> **What the task asks**
Transcribe all of the material below word for word and leave out its pictures.

> **Entries with chart source code**
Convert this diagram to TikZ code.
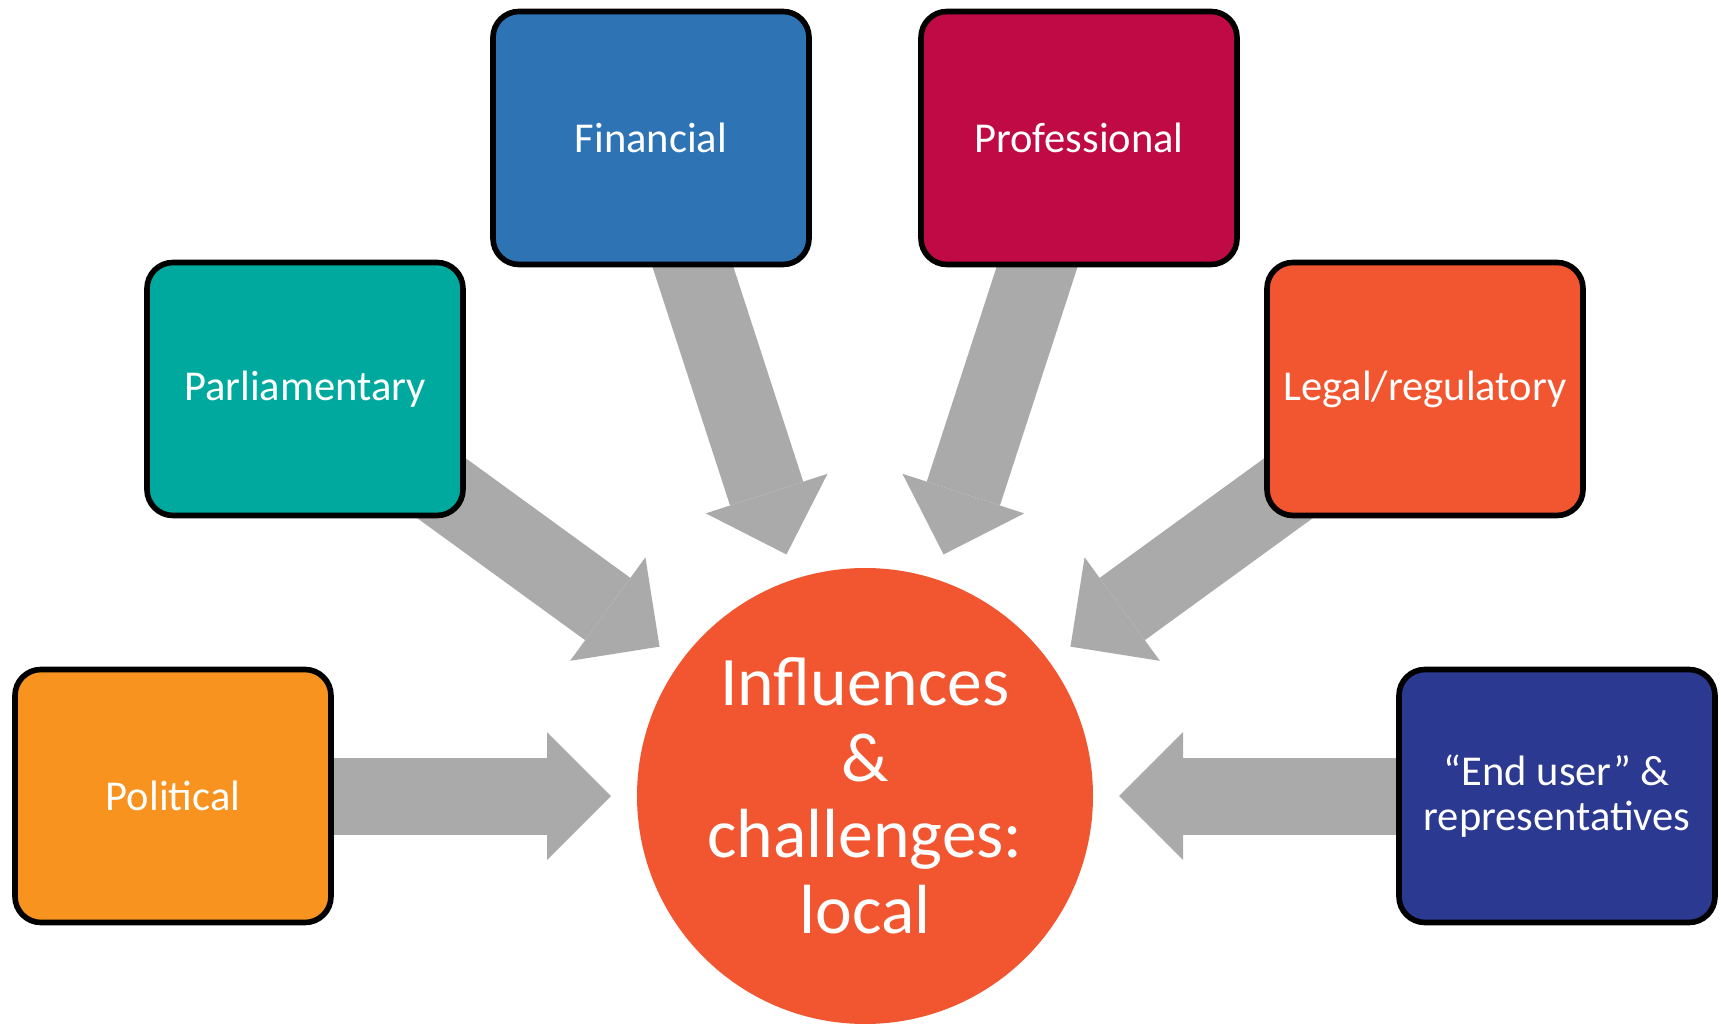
\documentclass[tikz,border=0pt]{standalone}
\usepackage{fontspec}
\setmainfont{Carlito}
\usetikzlibrary{positioning, arrows.meta, backgrounds}
\definecolor{polorange}{HTML}{F7931E}
\definecolor{parteal}{HTML}{00A99D}
\definecolor{finblue}{HTML}{2E74B5}
\definecolor{procrimson}{HTML}{BF0A46}
\definecolor{legorange}{HTML}{F15630}
\definecolor{endnavy}{HTML}{2B3990}
\definecolor{hubred}{HTML}{F15630}
\definecolor{arrowgray}{HTML}{AAAAAA}
\tikzset{
every node/.style = {text = white},
factor/.style = {rectangle, draw = black, line width = 1.6pt, rounded corners = 2.6mm,
   minimum width = 3.16cm, minimum height = 2.53cm, inner sep = 2pt, align = center,
   font = \fontsize{12.1}{13}\selectfont},
hub/.style = {circle, fill = hubred, minimum size = 4.56cm, inner sep = 0pt,
   align = center, font = \fontsize{19.8}{21.6}\selectfont},
influence/.style = {arrowgray, line width = 7.7mm,
   -{Triangle[length = 6.4mm, width = 12.8mm, line width = 0pt]}, shorten > = 2.54cm}
}

\begin{document}
\begin{tikzpicture}[on grid]
\useasboundingbox (-8.65,-2.29) rectangle (8.56,7.96);

%% Centre
\node [hub] (hub) {Influences\\\&\\challenges:\\local};

%% Factors
\node [factor, fill = polorange] (pol) [left = 6.92cm of hub] {Political};
\node [factor, fill = parteal] (par) [above left = 4.07cm and 5.60cm of hub] {Parliamentary};
\node [factor, fill = finblue] (fin) [above left = 6.58cm and 2.14cm of hub] {Financial};
\node [factor, fill = procrimson] (pro) [above right = 6.58cm and 2.14cm of hub] {Professional};
\node [factor, fill = legorange] (leg) [above right = 4.07cm and 5.60cm of hub] {Legal/regulatory};
\node [factor, fill = endnavy] (end) [right = 6.92cm of hub] {“End user” \&\\representatives};

%% Influences
\begin{scope}[on background layer]
\path [influence] (pol.center) edge (hub.center);
\path [influence] (par.center) edge (hub.center);
\path [influence] (fin.center) edge (hub.center);
\path [influence] (pro.center) edge (hub.center);
\path [influence] (leg.center) edge (hub.center);
\path [influence] (end.center) edge (hub.center);
\end{scope}

\end{tikzpicture}
\end{document}
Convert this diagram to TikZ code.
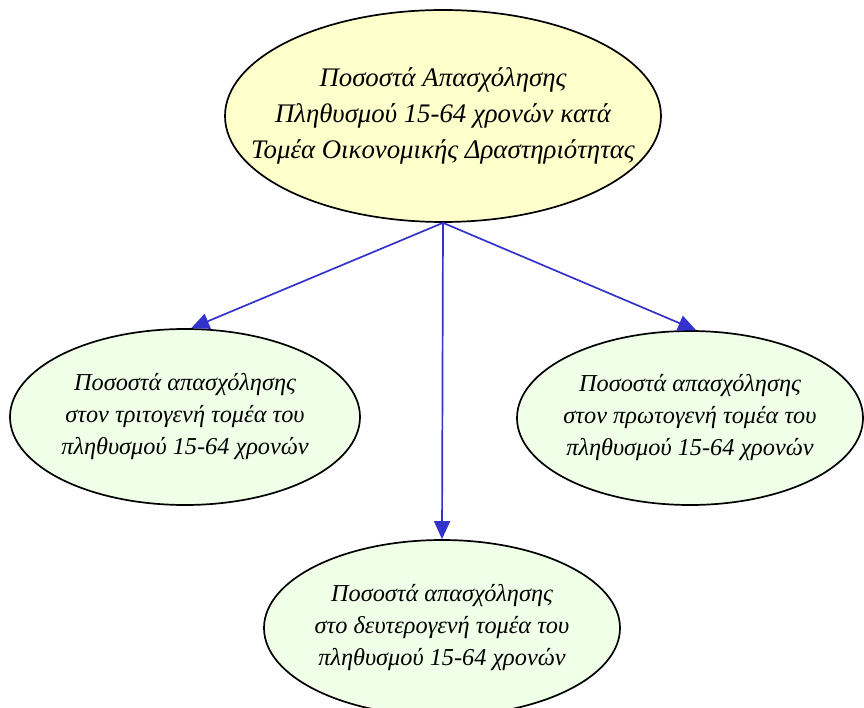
\documentclass[tikz,border=0pt]{standalone}
\usepackage{fontspec}
\setmainfont{Liberation Serif}
\usetikzlibrary{shapes.geometric,arrows.meta}
\definecolor{topfill}{HTML}{FFFFCC}
\definecolor{subfill}{HTML}{EFFFE8}
\definecolor{edgeblue}{HTML}{3333CC}
\begin{document}
\begin{tikzpicture}[x=1pt,y=-1pt,
  topnode/.style={ellipse,draw=black,line width=1.7pt,fill=topfill,minimum width=436pt,minimum height=212pt,inner sep=0pt,
    label={[align=center,font=\fontsize{26.8}{36}\selectfont\itshape]center:#1}},
  subnode/.style={ellipse,draw=black,line width=1.7pt,fill=subfill,minimum width=350pt,minimum height=176pt,inner sep=0pt,
    label={[align=center,font=\fontsize{24.3}{32}\selectfont\itshape]center:#1}},
  conn/.style={draw=edgeblue,line width=1.7pt,-{Triangle[length=18pt,width=16pt]}}]
\useasboundingbox (0,0) rectangle (864,708);
\clip (0,0) rectangle (864,708);
\node[topnode={Ποσοστά Απασχόλησης\\Πληθυσμού 15-64 χρονών κατά\\Τομέα Οικονομικής Δραστηριότητας}] (top) at (443,116) {};
\node[subnode={Ποσοστά απασχόλησης\\στον τριτογενή τομέα του\\πληθυσμού 15-64 χρονών}] (left) at (185,417) {};
\node[subnode={Ποσοστά απασχόλησης\\στον πρωτογενή τομέα του\\πληθυσμού 15-64 χρονών},minimum width=346pt,minimum height=174pt] (right) at (690,418) {};
\node[subnode={Ποσοστά απασχόλησης\\στο δευτερογενή τομέα του\\πληθυσμού 15-64 χρονών},minimum width=356pt] (bottom) at (442,628) {};
\coordinate (src) at (top.south);
\draw[conn] (src) -- (left.86);
\draw[conn] (src) -- (right.86);
\draw[conn] (src) -- (bottom.north);
\end{tikzpicture}
\end{document}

> **Answer below**
Convert this diagram to TikZ code.
\documentclass[tikz,border=0pt]{standalone}
\usepackage{fontspec}
\setmainfont{Carlito}
\usetikzlibrary{positioning, arrows.meta, backgrounds}
\definecolor{polorange}{HTML}{F7931E}
\definecolor{parteal}{HTML}{00A99D}
\definecolor{finblue}{HTML}{2E74B5}
\definecolor{procrimson}{HTML}{BF0A46}
\definecolor{legorange}{HTML}{F15630}
\definecolor{endnavy}{HTML}{2B3990}
\definecolor{hubred}{HTML}{F15630}
\definecolor{arrowgray}{HTML}{AAAAAA}
\tikzset{
every node/.style = {text = white},
factor/.style = {rectangle, draw = black, line width = 1.6pt, rounded corners = 2.6mm,
   minimum width = 3.16cm, minimum height = 2.53cm, inner sep = 2pt, align = center,
   font = \fontsize{12.1}{13}\selectfont},
hub/.style = {circle, fill = hubred, minimum size = 4.56cm, inner sep = 0pt,
   align = center, font = \fontsize{19.8}{21.6}\selectfont},
influence/.style = {arrowgray, line width = 7.7mm,
   -{Triangle[length = 6.4mm, width = 12.8mm, line width = 0pt]}, shorten > = 2.54cm}
}

\begin{document}
\begin{tikzpicture}[on grid]
\useasboundingbox (-8.65,-2.29) rectangle (8.56,7.96);

%% Centre
\node [hub] (hub) {Influences\\\&\\challenges:\\local};

%% Factors
\node [factor, fill = polorange] (pol) [left = 6.92cm of hub] {Political};
\node [factor, fill = parteal] (par) [above left = 4.07cm and 5.60cm of hub] {Parliamentary};
\node [factor, fill = finblue] (fin) [above left = 6.58cm and 2.14cm of hub] {Financial};
\node [factor, fill = procrimson] (pro) [above right = 6.58cm and 2.14cm of hub] {Professional};
\node [factor, fill = legorange] (leg) [above right = 4.07cm and 5.60cm of hub] {Legal/regulatory};
\node [factor, fill = endnavy] (end) [right = 6.92cm of hub] {“End user” \&\\representatives};

%% Influences
\begin{scope}[on background layer]
\path [influence] (pol.center) edge (hub.center);
\path [influence] (par.center) edge (hub.center);
\path [influence] (fin.center) edge (hub.center);
\path [influence] (pro.center) edge (hub.center);
\path [influence] (leg.center) edge (hub.center);
\path [influence] (end.center) edge (hub.center);
\end{scope}

\end{tikzpicture}
\end{document}
Convert this diagram to TikZ code.
\documentclass[tikz,border=0pt]{standalone}
\usepackage{fontspec}
\setmainfont{Liberation Serif}
\usetikzlibrary{shapes.geometric,arrows.meta}
\definecolor{topfill}{HTML}{FFFFCC}
\definecolor{subfill}{HTML}{EFFFE8}
\definecolor{edgeblue}{HTML}{3333CC}
\begin{document}
\begin{tikzpicture}[x=1pt,y=-1pt,
  topnode/.style={ellipse,draw=black,line width=1.7pt,fill=topfill,minimum width=436pt,minimum height=212pt,inner sep=0pt,
    label={[align=center,font=\fontsize{26.8}{36}\selectfont\itshape]center:#1}},
  subnode/.style={ellipse,draw=black,line width=1.7pt,fill=subfill,minimum width=350pt,minimum height=176pt,inner sep=0pt,
    label={[align=center,font=\fontsize{24.3}{32}\selectfont\itshape]center:#1}},
  conn/.style={draw=edgeblue,line width=1.7pt,-{Triangle[length=18pt,width=16pt]}}]
\useasboundingbox (0,0) rectangle (864,708);
\clip (0,0) rectangle (864,708);
\node[topnode={Ποσοστά Απασχόλησης\\Πληθυσμού 15-64 χρονών κατά\\Τομέα Οικονομικής Δραστηριότητας}] (top) at (443,116) {};
\node[subnode={Ποσοστά απασχόλησης\\στον τριτογενή τομέα του\\πληθυσμού 15-64 χρονών}] (left) at (185,417) {};
\node[subnode={Ποσοστά απασχόλησης\\στον πρωτογενή τομέα του\\πληθυσμού 15-64 χρονών},minimum width=346pt,minimum height=174pt] (right) at (690,418) {};
\node[subnode={Ποσοστά απασχόλησης\\στο δευτερογενή τομέα του\\πληθυσμού 15-64 χρονών},minimum width=356pt] (bottom) at (442,628) {};
\coordinate (src) at (top.south);
\draw[conn] (src) -- (left.86);
\draw[conn] (src) -- (right.86);
\draw[conn] (src) -- (bottom.north);
\end{tikzpicture}
\end{document}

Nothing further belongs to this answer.